It has taken Muriwai allrounder Ashleigh Gardner just as many Tests to wear the Baggy Green cap as it has years.
Hard to imagine that one of Australia's star female cricketers has accumulated one Test across each calendar year, except during the 2020 peak of the pandemic while in isolation before three years later playing away Tests once in England and India each, but not on home soil.
Scott Boland, who after his most recent SCG Test heroics, has been called the best bowling reserve in the world behind an attack of Pat Cummins, Mitchell Starc and Josh Heazlewood, has at least had one of the three Australian pacemen go down injured 13 times for the Gulidjan paceman to be included for that much Test cricket across four years.
The comparison for Gardner has a lot more to do with scheduling in the Test arena for women cricketers than a lack of selection.
Gardner wants that to change and is leading the calls for more than one Test per year ahead of the upcoming female Ashes series that includes three one-day internationals and three Twenty20 internationals, but just the one-off Test match against England amid a multi-series format.
The Ashes series starts with a 50-over clash at North Sydney on Sunday during a congested three-week schedule.
The introduction of the multi-format concept back in 2013 only heightened the interest in women's cricket to new levels and the next step in that evolution looked to be playing more Test matches than less, as a key piece of the sport rather than as a unique novelty that Gardner wants to shed altogether.
"We have good white-ball games against England and other teams around the world, but the way our teams match up, it would be a really cool Test series (to play more Test matches)," Gardner said at a press conference in Sydney.
Not since 2006 has more than a single Test match been played in a female series while the shortened formats in some weaker cricket nations remain the only form of the sport.
But Gardner, who made her Test debut in 2019, said while the multi-format series that hands out different points for Test wins as they do for one-day and T20 internationals has proven to be successful to decide the overall series, Australian and English players are ready to focus on three Tests too for the first time since the 1998 women's Ashes.
"It is obviously going to make the tours a lot longer," Gardner said.
"I am not sure where you are going to fit it in, knowing we have to play overseas as well. But personally I would love to see three, three and three (of each format)
"I would just love to play more Test cricket against England. Playing the one Test feels like a bit of a novelty at times."
Despite a lack of a national first-class competition in Australia that would need to be addressed, Gardner's Test record is as good as any woman in the game.

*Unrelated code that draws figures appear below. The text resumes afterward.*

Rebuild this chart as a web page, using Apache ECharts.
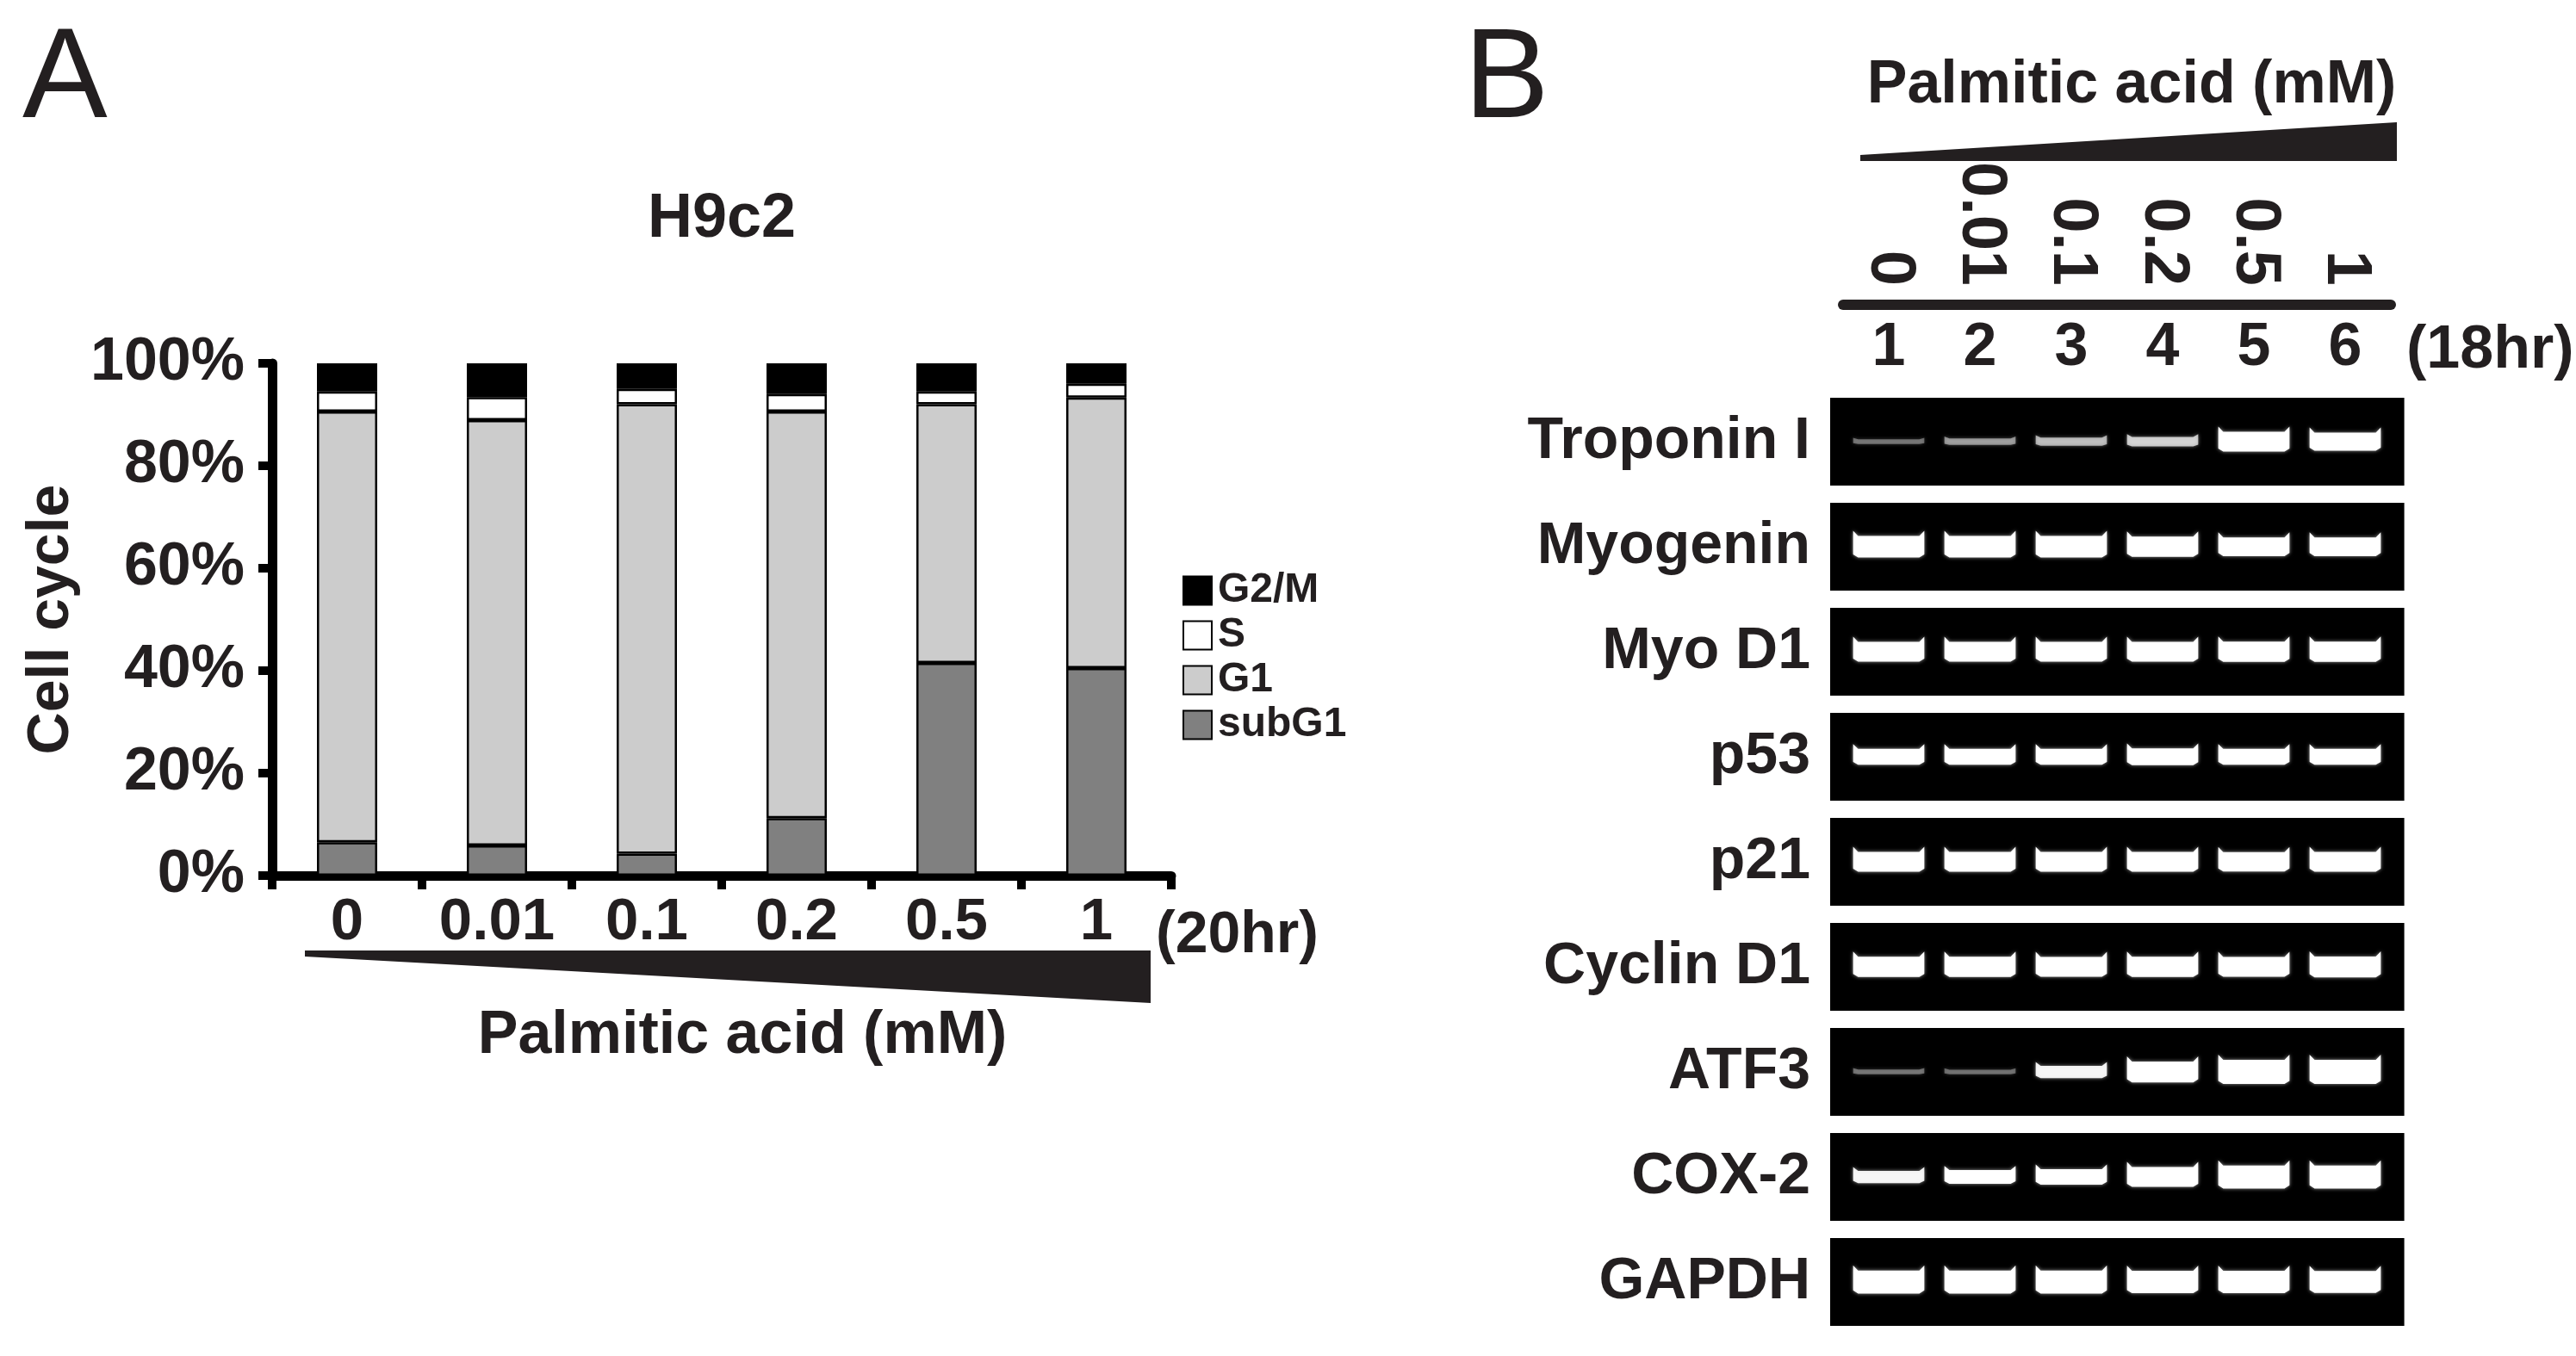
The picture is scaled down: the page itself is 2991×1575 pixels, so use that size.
<!DOCTYPE html>
<html><head><meta charset="utf-8">
<script src="https://cdn.jsdelivr.net/npm/echarts@6/dist/echarts.min.js"></script>
<style>html,body{margin:0;padding:0;background:#fff;}#c{width:2991px;height:1575px;}</style>
</head><body><div id="c"></div>
<script>
// ---- Panel A data (cell cycle distribution, % of cells) ----
const concentrations = ['0', '0.01', '0.1', '0.2', '0.5', '1'];
const subG1 = [6.5, 5.9, 4.3, 11.2, 41.5, 40.5];
const G1 = [84.1, 83.0, 87.7, 79.4, 50.5, 52.8];
const S = [3.9, 4.5, 3.0, 3.4, 2.5, 2.7];
const G2M = [5.5, 6.6, 5.0, 6.0, 5.5, 4.0];
const phaseNames = ['G2/M', 'S', 'G1', 'subG1'];

// ---- Panel B data (RT-PCR band strength, 0..1) ----
const lanes = ['1', '2', '3', '4', '5', '6'];
const genes = ['Troponin I', 'Myogenin', 'Myo D1', 'p53', 'p21', 'Cyclin D1', 'ATF3', 'COX-2', 'GAPDH'];
const troponinI = [0.10, 0.18, 0.26, 0.32, 0.80, 0.72];
const myogenin = [0.88, 0.88, 0.88, 0.82, 0.75, 0.75];
const myoD1 = [0.80, 0.80, 0.80, 0.80, 0.82, 0.82];
const p53 = [0.62, 0.62, 0.62, 0.66, 0.62, 0.62];
const p21 = [0.80, 0.80, 0.80, 0.80, 0.78, 0.80];
const cyclinD1 = [0.82, 0.82, 0.80, 0.82, 0.80, 0.85];
const atf3 = [0.10, 0.09, 0.45, 0.85, 1.00, 1.00];
const cox2 = [0.45, 0.52, 0.60, 0.80, 0.95, 0.95];
const gapdh = [0.95, 0.95, 0.95, 0.92, 0.92, 0.90];
const geneBands = [troponinI, myogenin, myoD1, p53, p21, cyclinD1, atf3, cox2, gapdh];

const FONT = "'Liberation Sans', Arial, Helvetica, sans-serif";
const INK = '#231f20';

const gelData = [];
geneBands.forEach((row, g) => row.forEach((v, l) => gelData.push([l, g, v])));

function renderGel(params, api) {
  const lane = api.value(0), gene = api.value(1), v = api.value(2);
  const p = api.coord([lane, gene]);
  const sz = api.size([1, 1]);
  const pad = 15;
  let x0 = p[0] - sz[0] / 2, x1 = p[0] + sz[0] / 2;
  if (lane === 0) x0 -= pad;
  if (lane === lanes.length - 1) x1 += pad;
  const panelH = sz[1] * 0.836;
  const w = sz[0] * 0.78;
  const h = 3 + 25 * v;
  const xl = p[0] - w / 2, xr = p[0] + w / 2;
  const yt = p[1] - h / 2, yb = p[1] + h / 2;
  const k = Math.min(6, h * 0.3);
  const e = w * 0.07;
  return {
    type: 'group',
    children: [
      { type: 'rect', shape: { x: x0, y: p[1] - panelH / 2, width: x1 - x0 + 0.6, height: panelH }, style: { fill: '#000' } },
      { type: 'polygon',
        shape: { points: [[xl, yt - k], [xl + e, yt], [xr - e, yt], [xr, yt - k], [xr, yb - k * 0.6], [xr - e, yb], [xl + e, yb], [xl, yb - k * 0.6]] },
        style: { fill: '#fff', opacity: Math.min(1, 0.2 + 1.6 * v), shadowBlur: 4, shadowColor: 'rgba(255,255,255,0.6)' } }
    ]
  };
}

const barBase = { type: 'bar', stack: 'cc', barWidth: 70, xAxisIndex: 0, yAxisIndex: 0,
  itemStyle: { borderColor: '#000', borderWidth: 2.5 } };

const txt = (text, x, y, size, weight, align) => ({
  type: 'text', x: x, y: y,
  style: { text: text, fill: INK, font: (weight || 'bold') + ' ' + size + 'px ' + FONT,
    align: align || 'left', verticalAlign: 'middle', textAlign: align || 'left', textVerticalAlign: 'middle' }
});

const option = {
  backgroundColor: '#fff',
  animation: false,
  textStyle: { fontFamily: FONT, color: INK },
  grid: [
    { left: 316, top: 422, width: 1044, height: 595, containLabel: false, outerBoundsMode: 'none' },
    { left: 2140, top: 452, width: 636, height: 1098, containLabel: false, outerBoundsMode: 'none' }
  ],
  legend: {
    orient: 'vertical', left: 1368, top: 657, itemWidth: 33, itemHeight: 33, itemGap: 4,
    data: phaseNames, icon: 'rect',
    textStyle: { fontSize: 48, fontWeight: 'bold', color: INK, fontFamily: FONT, padding: [0, 0, 0, 2] }
  },
  xAxis: [
    { type: 'category', gridIndex: 0, data: concentrations,
      axisLine: { lineStyle: { color: '#000', width: 11 } },
      axisTick: { show: true, interval: 0, alignWithLabel: false, length: 16, lineStyle: { color: '#000', width: 10 } },
      axisLabel: { interval: 0, fontSize: 69, fontWeight: 'bold', color: INK, margin: 20, fontFamily: FONT, hideOverlap: false } },
    { type: 'category', gridIndex: 1, position: 'top', data: lanes,
      axisLine: { show: false }, axisTick: { show: false },
      axisLabel: { interval: 0, fontSize: 70, fontWeight: 'bold', color: INK, margin: 12, fontFamily: FONT } },
    { type: 'category', gridIndex: 1, position: 'top', offset: 98, data: concentrations,
      axisLine: { show: true, lineStyle: { color: INK, width: 12 } }, axisTick: { show: false },
      axisLabel: { interval: 0, fontSize: 74, fontWeight: 'bold', color: INK, margin: 22, rotate: 90, fontFamily: FONT } }
  ],
  yAxis: [
    { type: 'value', gridIndex: 0, min: 0, max: 100, interval: 20,
      name: 'Cell cycle', nameLocation: 'middle', nameGap: 222, nameRotate: 90,
      nameTextStyle: { fontSize: 68, fontWeight: 'bold', color: INK, fontFamily: FONT },
      axisLine: { show: true, lineStyle: { color: '#000', width: 11 } },
      axisTick: { show: true, length: 16, lineStyle: { color: '#000', width: 10 } },
      splitLine: { show: false },
      axisLabel: { formatter: '{value}%', fontSize: 70, fontWeight: 'bold', color: INK, margin: 32, fontFamily: FONT } },
    { type: 'category', gridIndex: 1, data: genes, inverse: true,
      axisLine: { show: false }, axisTick: { show: false }, splitLine: { show: false },
      axisLabel: { interval: 0, fontSize: 68, fontWeight: 'bold', color: INK, margin: 38, fontFamily: FONT } }
  ],
  series: [
    Object.assign({}, barBase, { name: 'subG1', data: subG1, itemStyle: Object.assign({}, barBase.itemStyle, { color: '#808080' }) }),
    Object.assign({}, barBase, { name: 'G1', data: G1, itemStyle: Object.assign({}, barBase.itemStyle, { color: '#cccccc' }) }),
    Object.assign({}, barBase, { name: 'S', data: S, itemStyle: Object.assign({}, barBase.itemStyle, { color: '#ffffff' }) }),
    Object.assign({}, barBase, { name: 'G2/M', data: G2M, itemStyle: Object.assign({}, barBase.itemStyle, { color: '#000000' }) }),
    { type: 'custom', name: 'gel', xAxisIndex: 1, yAxisIndex: 1, data: gelData, renderItem: renderGel, silent: true }
  ],
  graphic: [
    txt('A', 26, 95, 148, 'normal'),
    txt('B', 1700, 95, 148, 'normal'),
    txt('H9c2', 838, 255, 72, 'bold', 'center'),
    txt('(20hr)', 1342, 1087, 68),
    txt('Palmitic acid (mM)', 862, 1204, 70, 'bold', 'center'),
    txt('Palmitic acid (mM)', 2475, 100, 70, 'bold', 'center'),
    txt('(18hr)', 2794, 408, 70),
    { type: 'polygon', shape: { points: [[354, 1104], [1336, 1104], [1336, 1165], [354, 1111]] }, style: { fill: INK } },
    { type: 'polygon', shape: { points: [[2160, 180], [2783, 142], [2783, 187], [2160, 187]] }, style: { fill: INK } }
  ]
};

const chart = echarts.init(document.getElementById('c'), null, { renderer: 'canvas' });
chart.setOption(option);
</script>
</body></html>
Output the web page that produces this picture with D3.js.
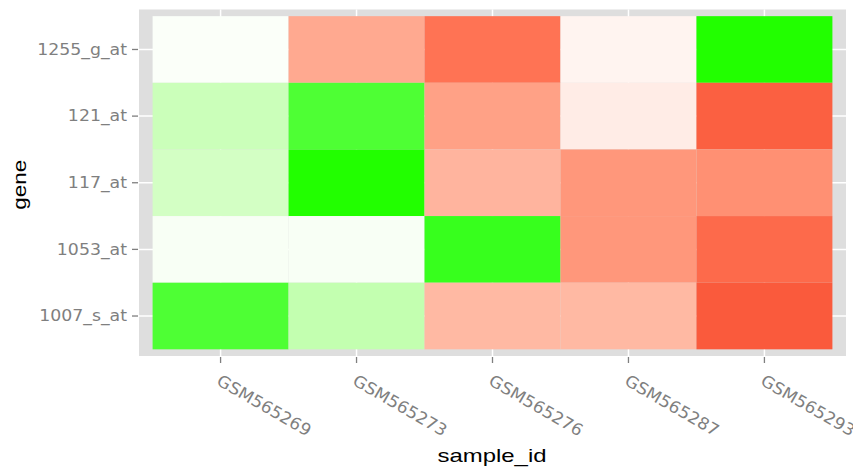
<!DOCTYPE html>
<html>
<head>
<meta charset="utf-8">
<script src="https://cdn.jsdelivr.net/npm/d3@7"></script>
<style>
  body { margin: 0; background: #ffffff; }
  svg { display: block; font-family: "Liberation Sans", Arial, sans-serif; }
</style>
</head>
<body>
<svg id="chart" width="853" height="469"></svg>
<script>
// ---- data ----
const samples = ["GSM565269", "GSM565273", "GSM565276", "GSM565287", "GSM565293"];
const genes = ["1255_g_at", "121_at", "117_at", "1053_at", "1007_s_at"]; // top to bottom
// expression score per gene (row) across samples; negative = green, positive = red
const v1255_g_at = [-0.03, 0.55, 0.87, 0.07, -1.00];
const v121_at    = [-0.35, -0.92, 0.60, 0.12, 0.97];
const v117_at    = [-0.30, -1.00, 0.48, 0.66, 0.70];
const v1053_at   = [-0.05, -0.05, -0.97, 0.66, 0.92];
const v1007_s_at = [-0.92, -0.40, 0.45, 0.45, 1.00];
const rows = [v1255_g_at, v121_at, v117_at, v1053_at, v1007_s_at];

const cells = [];
genes.forEach((g, i) => samples.forEach((s, j) => cells.push({ gene: g, sample: s, value: rows[i][j] })));

// ---- layout ----
const svg = d3.select("#chart");
const panel = { left: 139, right: 846, top: 9.5, bottom: 356 };

const x = d3.scaleBand().domain(samples).range([panel.left, panel.right]).paddingInner(0).paddingOuter(0.1);
const y = d3.scaleBand().domain(genes).range([panel.top, panel.bottom]).paddingInner(0).paddingOuter(0.1);

const color = d3.scaleLinear()
  .domain([-1, 0, 1])
  .range(["#22ff00", "#ffffff", "#fa5a3c"])
  .interpolate(d3.interpolateLab);

// panel background
svg.append("rect")
  .attr("x", panel.left).attr("y", panel.top)
  .attr("width", panel.right - panel.left).attr("height", panel.bottom - panel.top)
  .attr("fill", "#dedede");

// grid lines
const grid = svg.append("g").attr("stroke", "#ffffff").attr("stroke-width", 1.5);
samples.forEach(s => {
  const cx = x(s) + x.bandwidth() / 2;
  grid.append("line").attr("x1", cx).attr("x2", cx).attr("y1", panel.top).attr("y2", panel.bottom);
});
genes.forEach(g => {
  const cy = y(g) + y.bandwidth() / 2;
  grid.append("line").attr("y1", cy).attr("y2", cy).attr("x1", panel.left).attr("x2", panel.right);
});

// tiles
svg.append("g").selectAll("rect").data(cells).join("rect")
  .attr("x", d => x(d.sample))
  .attr("y", d => y(d.gene))
  .attr("width", x.bandwidth())
  .attr("height", y.bandwidth())
  .attr("fill", d => color(d.value));

// axes
const tickFont = '"DejaVu Sans", sans-serif';
const yAxis = d3.axisLeft(y).tickSize(6).tickPadding(5);
const gy = svg.append("g").attr("transform", `translate(${panel.left - 1},0)`).call(yAxis);
gy.select(".domain").remove();
gy.selectAll(".tick line").attr("stroke", "#7f7f7f").attr("stroke-width", 1.3);
gy.selectAll(".tick text").attr("fill", "#7f7f7f")
  .style("font-family", tickFont).style("font-size", "16.5px")
  .each(function () {
    const len = this.getComputedTextLength();
    d3.select(this).attr("textLength", len * 1.05).attr("lengthAdjust", "spacingAndGlyphs");
  });

const xAxis = d3.axisBottom(x).tickSize(6).tickPadding(4);
const gx = svg.append("g").attr("transform", `translate(0,${panel.bottom + 1})`).call(xAxis);
gx.select(".domain").remove();
gx.selectAll(".tick line").attr("stroke", "#7f7f7f").attr("stroke-width", 1.3);
gx.selectAll(".tick text")
  .attr("fill", "#7f7f7f")
  .style("font-family", tickFont).style("font-size", "16.5px")
  .attr("text-anchor", "start")
  .attr("x", 0).attr("y", 0).attr("dy", "0")
  .attr("transform", "translate(-5,27) rotate(30)")
  .each(function () {
    const len = this.getComputedTextLength();
    d3.select(this).attr("textLength", len * 1.05).attr("lengthAdjust", "spacingAndGlyphs");
  });

// axis titles
svg.append("text")
  .attr("x", 492).attr("y", 462)
  .attr("text-anchor", "middle")
  .attr("textLength", 109).attr("lengthAdjust", "spacingAndGlyphs")
  .style("font-size", "19px").attr("fill", "#000")
  .text("sample_id");

svg.append("text")
  .attr("transform", `translate(26,${(panel.top + panel.bottom) / 2 + 2}) rotate(-90)`)
  .attr("text-anchor", "middle")
  .attr("textLength", 50).attr("lengthAdjust", "spacingAndGlyphs")
  .style("font-size", "19px").attr("fill", "#000")
  .text("gene");
</script>
</body>
</html>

The offspinner took 8-66 in the concluding innings of the most recent Ashes Test played at Trent Bridge back in 2023.
"It was obviously a lot of fun to be able to bowl on a wicket like that which was starting to turn and a spinner you want it to," Gardner said.
She has picked up 23 wickets at an average of 21.0 in those six Tests that included match figures 12-125 in that last Test appearance against England
The second Indigenous woman to have played Test cricket behind fast bowler Faith Thomas, who retired after just the one Test due to a commitment to her nursing job in Adelaide for the next two tours to both England and New Zealand, Gardner averages 31.22 with the bat that included three half-centuries in the Australian middle-order.
While Gardner highlighting the number of Tests is unlikely to prompt change in not-so-distant future, an expected new world-record attendance for the day-night Test match played at the MCG from January 30 will nonetheless cast a lot of eyes on women's Test cricket.
"(The Ashes Test) is almost as big as a World Cup – we always speak about England being our oldest rivals," she said.
Cricket Australia has said the women's Ashes in January will mark the last time international women's cricket is played during the school holiday window over other predestined commitments until at least 2029.
The current record crowd for Test matches in which Gardner starred in that same 2023 Test that Australia defeated England was only a modest 23,207 over the five days.
"Hopefully we can pack out the MCG – again," Gardner said in reference to the T20 World Cup final's own record attendance against India in March 2020.
"Being able to play a Test match at the MCG is certainly a bucket-list item for a lot of players I'd imagine."